Rating: 4/5
It would be difficult to argue that the 2010s have been, as yet, a strong decade for punk music; it’s lacked quality, quantity and the raw vitriolic energy we were so generously doused with in during the 70s, 80s and even 90s. Nonetheless, one name sticks out as the decade’s torchbearer for punk music: Jeff Rosenstock. The Long Island singer-songwriter, just in the last few years, has released the fun We Cool?, as well as the beautiful, yet cacophonous Worry (before that the punk veteran was in both Bomb The Music Industry! and The Arrogant Sons of Bitches).
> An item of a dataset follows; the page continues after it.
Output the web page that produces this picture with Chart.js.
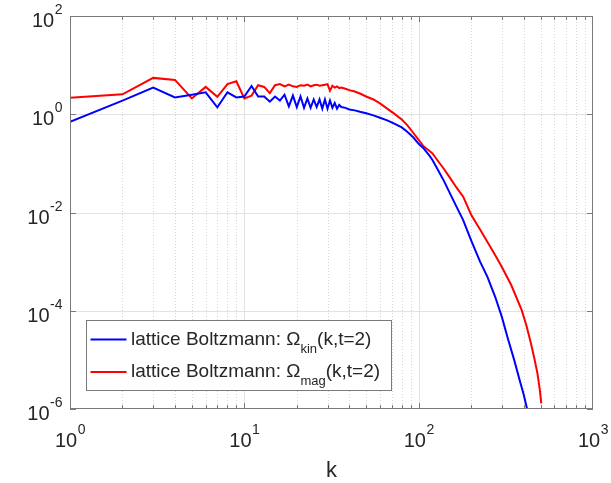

2018 got off to an exciting start upon Rosenstock’s third solo album POST- being released, previously unannounced. We were gifted a 40 minute ride with the widest palette of genres as yet employed by Jeff and the band. The first ‘real’ track on the album, ‘USA’ sprawls itself elegantly across seven and a half minutes, raging through Jeff’s traditional sound of ragged melodic punk, a vocal heavy indie pop section and into two extremely catchy subsequent chants of “we’re tired and bored” and “Et tu, USA?”.
Throughout the next portion of the track-listing we encounter the acoustic guitar and fuzzy bass-led ‘All This Useless Energy’, which leaves its chorus and wailing guitar lines hanging ominously in your head for days; ‘Powerless’, which acts as a poignant call back to Jeff’s roots in ska-punk as its off-beat guitar strumming carries the tune along cheerily before becoming more rhythmically straight, while lyrics tell a story of struggling to date out of personal fears; ‘TV Stars’, which is a balladic narrative of feeling useless and unimportant.
‘9/10’ is one of the strongest songs on the album, possibly even of Jeff’s career. It manages perfectly to balance his boyish immaturity (mentions of social awkwardness, smoking pot and largely being confused) and his gradual growing up (shown through harmonically interesting music, admittance of his own failures and a display of increasing willingness to emotional commitment). Accompanied by quirky guitar parts and a warm fuzzy synth-bass, ‘9/10’ is infinitely likeable, quite aptly summing up Jeff and the album.